What is needed
Return the material exactly as supplied, apart from the pictures, which are omitted.

⁂

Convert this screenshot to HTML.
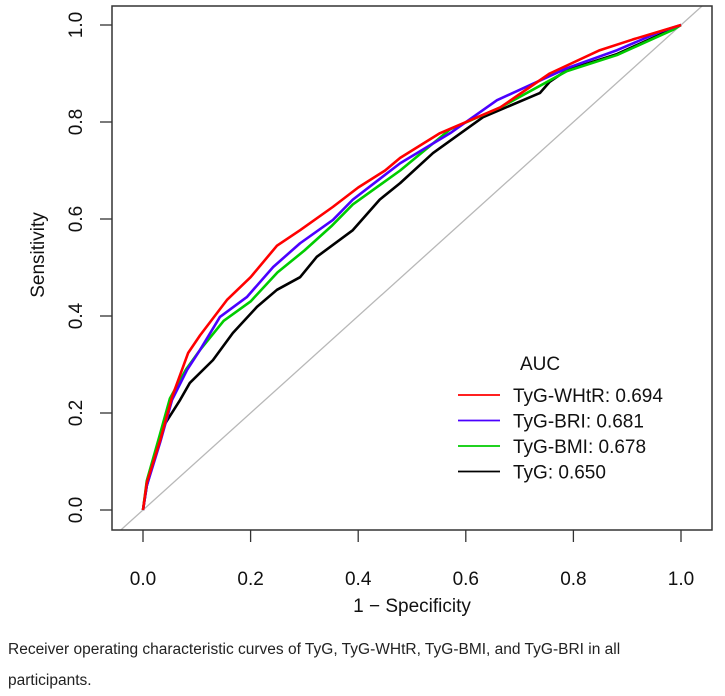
<!DOCTYPE html>
<html><head><meta charset="utf-8"><style>
body{margin:0;background:#fff;width:725px;height:691px;overflow:hidden;font-family:"Liberation Sans",sans-serif}
svg text{font-family:"Liberation Sans",sans-serif}
.cap{position:absolute;left:8px;top:634px;width:700px;font-size:15.5px;line-height:31px;color:#222}
</style></head><body>
<svg id="chart" width="725" height="630" style="position:absolute;left:0;top:0"></svg>
<div class="cap">Receiver operating characteristic curves of TyG, TyG-WHtR, TyG-BMI, and TyG-BRI in all participants.</div>
<script>
const ticks=[0,0.2,0.4,0.6,0.8,1.0];
const tickLabels=["0.0","0.2","0.4","0.6","0.8","1.0"];
const seriesNames=["TyG-WHtR: 0.694","TyG-BRI: 0.681","TyG-BMI: 0.678","TyG: 0.650"];
const seriesColors=["#ff0000","#4b00ff","#00cc00","#000000"];
const whtrX=[0,0.007,0.032,0.054,0.084,0.106,0.156,0.2,0.249,0.292,0.353,0.4,0.45,0.478,0.552,0.664,0.756,0.849,0.91,1];
const whtrY=[0,0.056,0.144,0.233,0.324,0.36,0.433,0.48,0.545,0.577,0.625,0.665,0.70,0.726,0.777,0.83,0.90,0.948,0.97,1];
const briX=[0,0.007,0.032,0.054,0.082,0.106,0.143,0.193,0.242,0.292,0.353,0.39,0.478,0.571,0.658,0.788,0.881,0.961,1];
const briY=[0,0.05,0.14,0.227,0.289,0.33,0.398,0.439,0.501,0.55,0.598,0.64,0.715,0.777,0.845,0.911,0.948,0.986,1];
const bmiX=[0,0.007,0.03,0.05,0.08,0.106,0.15,0.2,0.25,0.3,0.35,0.39,0.478,0.571,0.664,0.788,0.881,0.985,1];
const bmiY=[0,0.06,0.15,0.23,0.29,0.33,0.39,0.43,0.49,0.535,0.585,0.63,0.70,0.785,0.83,0.905,0.938,0.99,1];
const tygX=[0,0.007,0.037,0.069,0.087,0.13,0.167,0.212,0.249,0.292,0.323,0.39,0.44,0.478,0.539,0.632,0.738,0.756,0.788,0.881,1];
const tygY=[0,0.05,0.171,0.227,0.262,0.309,0.365,0.419,0.454,0.48,0.522,0.577,0.64,0.674,0.736,0.81,0.86,0.883,0.907,0.94,1];
const sx=v=>143+v*538, sy=v=>510-v*485;
const svg=document.getElementById('chart');
const NS='http://www.w3.org/2000/svg';
function mk(t,a){const e=document.createElementNS(NS,t);for(const k in a)e.setAttribute(k,a[k]);svg.appendChild(e);return e;}
// clip
const defs=mk('defs',{});
const cp=document.createElementNS(NS,'clipPath');cp.setAttribute('id','c');
const cr=document.createElementNS(NS,'rect');cr.setAttribute('x',112);cr.setAttribute('y',6);cr.setAttribute('width',600);cr.setAttribute('height',524);
cp.appendChild(cr);defs.appendChild(cp);
let d=mk('line',{x1:sx(-0.1),y1:sy(-0.1),x2:sx(1.1),y2:sy(1.1),stroke:'#b8b8b8','stroke-width':1.3,'clip-path':'url(#c)'});


const box=mk('rect',{x:112,y:6,width:600,height:524,fill:'none',stroke:'#333','stroke-width':1.5});


ticks.forEach((t,i)=>{
 let l=mk('line',{x1:sx(t),y1:530,x2:sx(t),y2:542,stroke:'#333','stroke-width':1.3});
 
 
 let tx=mk('text',{x:sx(t),y:585,'text-anchor':'middle','font-size':19,fill:'#111'});tx.textContent=tickLabels[i];
 
 
 let l2=mk('line',{x1:100,y1:sy(t),x2:112,y2:sy(t),stroke:'#333','stroke-width':1.3});
 
 
 let ty=mk('text',{x:0,y:0,'text-anchor':'middle','font-size':19,fill:'#111',transform:`translate(82,${sy(t)}) rotate(-90)`});ty.textContent=tickLabels[i];
 
 
});
let xt=mk('text',{x:412,y:612,'text-anchor':'middle','font-size':19,fill:'#111'});xt.textContent='1 − Specificity';


let yt=mk('text',{x:0,y:0,'text-anchor':'middle','font-size':19,fill:'#111',transform:'translate(44,255) rotate(-90)'});yt.textContent='Sensitivity';


const xs=[whtrX,briX,bmiX,tygX], ys=[whtrY,briY,bmiY,tygY];
const names=['curve-tyg-whtr','curve-tyg-bri','curve-tyg-bmi','curve-tyg'];
[3,2,1,0].forEach(i=>{
 const pts=xs[i].map((x,j)=>sx(x)+','+sy(ys[i][j])).join(' ');
 const p=mk('polyline',{points:pts,fill:'none',stroke:seriesColors[i],'stroke-width':2.6,'stroke-linejoin':'round'});
 
 
});
let auc=mk('text',{x:520,y:370,'font-size':19,fill:'#111'});auc.textContent='AUC';


seriesNames.forEach((n,i)=>{
 const y=395+i*25.5;
 let l=mk('line',{x1:458,y1:y,x2:500,y2:y,stroke:seriesColors[i],'stroke-width':1.8});
 
 
 let t=mk('text',{x:513,y:y+7,'font-size':19,fill:'#111'});t.textContent=n;
 
 
});
</script>
</body></html>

⁂

Solution for this exercise
Convert this screenshot to HTML.
<!DOCTYPE html>
<html><head><meta charset="utf-8"><style>
body{margin:0;background:#fff;width:725px;height:691px;overflow:hidden;font-family:"Liberation Sans",sans-serif}
svg text{font-family:"Liberation Sans",sans-serif}
.cap{position:absolute;left:8px;top:634px;width:700px;font-size:15.5px;line-height:31px;color:#222}
</style></head><body>
<svg id="chart" width="725" height="630" style="position:absolute;left:0;top:0"></svg>
<div class="cap">Receiver operating characteristic curves of TyG, TyG-WHtR, TyG-BMI, and TyG-BRI in all participants.</div>
<script>
const ticks=[0,0.2,0.4,0.6,0.8,1.0];
const tickLabels=["0.0","0.2","0.4","0.6","0.8","1.0"];
const seriesNames=["TyG-WHtR: 0.694","TyG-BRI: 0.681","TyG-BMI: 0.678","TyG: 0.650"];
const seriesColors=["#ff0000","#4b00ff","#00cc00","#000000"];
const whtrX=[0,0.007,0.032,0.054,0.084,0.106,0.156,0.2,0.249,0.292,0.353,0.4,0.45,0.478,0.552,0.664,0.756,0.849,0.91,1];
const whtrY=[0,0.056,0.144,0.233,0.324,0.36,0.433,0.48,0.545,0.577,0.625,0.665,0.70,0.726,0.777,0.83,0.90,0.948,0.97,1];
const briX=[0,0.007,0.032,0.054,0.082,0.106,0.143,0.193,0.242,0.292,0.353,0.39,0.478,0.571,0.658,0.788,0.881,0.961,1];
const briY=[0,0.05,0.14,0.227,0.289,0.33,0.398,0.439,0.501,0.55,0.598,0.64,0.715,0.777,0.845,0.911,0.948,0.986,1];
const bmiX=[0,0.007,0.03,0.05,0.08,0.106,0.15,0.2,0.25,0.3,0.35,0.39,0.478,0.571,0.664,0.788,0.881,0.985,1];
const bmiY=[0,0.06,0.15,0.23,0.29,0.33,0.39,0.43,0.49,0.535,0.585,0.63,0.70,0.785,0.83,0.905,0.938,0.99,1];
const tygX=[0,0.007,0.037,0.069,0.087,0.13,0.167,0.212,0.249,0.292,0.323,0.39,0.44,0.478,0.539,0.632,0.738,0.756,0.788,0.881,1];
const tygY=[0,0.05,0.171,0.227,0.262,0.309,0.365,0.419,0.454,0.48,0.522,0.577,0.64,0.674,0.736,0.81,0.86,0.883,0.907,0.94,1];
const sx=v=>143+v*538, sy=v=>510-v*485;
const svg=document.getElementById('chart');
const NS='http://www.w3.org/2000/svg';
function mk(t,a){const e=document.createElementNS(NS,t);for(const k in a)e.setAttribute(k,a[k]);svg.appendChild(e);return e;}
// clip
const defs=mk('defs',{});
const cp=document.createElementNS(NS,'clipPath');cp.setAttribute('id','c');
const cr=document.createElementNS(NS,'rect');cr.setAttribute('x',112);cr.setAttribute('y',6);cr.setAttribute('width',600);cr.setAttribute('height',524);
cp.appendChild(cr);defs.appendChild(cp);
let d=mk('line',{x1:sx(-0.1),y1:sy(-0.1),x2:sx(1.1),y2:sy(1.1),stroke:'#b8b8b8','stroke-width':1.3,'clip-path':'url(#c)'});


const box=mk('rect',{x:112,y:6,width:600,height:524,fill:'none',stroke:'#333','stroke-width':1.5});


ticks.forEach((t,i)=>{
 let l=mk('line',{x1:sx(t),y1:530,x2:sx(t),y2:542,stroke:'#333','stroke-width':1.3});
 
 
 let tx=mk('text',{x:sx(t),y:585,'text-anchor':'middle','font-size':19,fill:'#111'});tx.textContent=tickLabels[i];
 
 
 let l2=mk('line',{x1:100,y1:sy(t),x2:112,y2:sy(t),stroke:'#333','stroke-width':1.3});
 
 
 let ty=mk('text',{x:0,y:0,'text-anchor':'middle','font-size':19,fill:'#111',transform:`translate(82,${sy(t)}) rotate(-90)`});ty.textContent=tickLabels[i];
 
 
});
let xt=mk('text',{x:412,y:612,'text-anchor':'middle','font-size':19,fill:'#111'});xt.textContent='1 − Specificity';


let yt=mk('text',{x:0,y:0,'text-anchor':'middle','font-size':19,fill:'#111',transform:'translate(44,255) rotate(-90)'});yt.textContent='Sensitivity';


const xs=[whtrX,briX,bmiX,tygX], ys=[whtrY,briY,bmiY,tygY];
const names=['curve-tyg-whtr','curve-tyg-bri','curve-tyg-bmi','curve-tyg'];
[3,2,1,0].forEach(i=>{
 const pts=xs[i].map((x,j)=>sx(x)+','+sy(ys[i][j])).join(' ');
 const p=mk('polyline',{points:pts,fill:'none',stroke:seriesColors[i],'stroke-width':2.6,'stroke-linejoin':'round'});
 
 
});
let auc=mk('text',{x:520,y:370,'font-size':19,fill:'#111'});auc.textContent='AUC';


seriesNames.forEach((n,i)=>{
 const y=395+i*25.5;
 let l=mk('line',{x1:458,y1:y,x2:500,y2:y,stroke:seriesColors[i],'stroke-width':1.8});
 
 
 let t=mk('text',{x:513,y:y+7,'font-size':19,fill:'#111'});t.textContent=n;
 
 
});
</script>
</body></html>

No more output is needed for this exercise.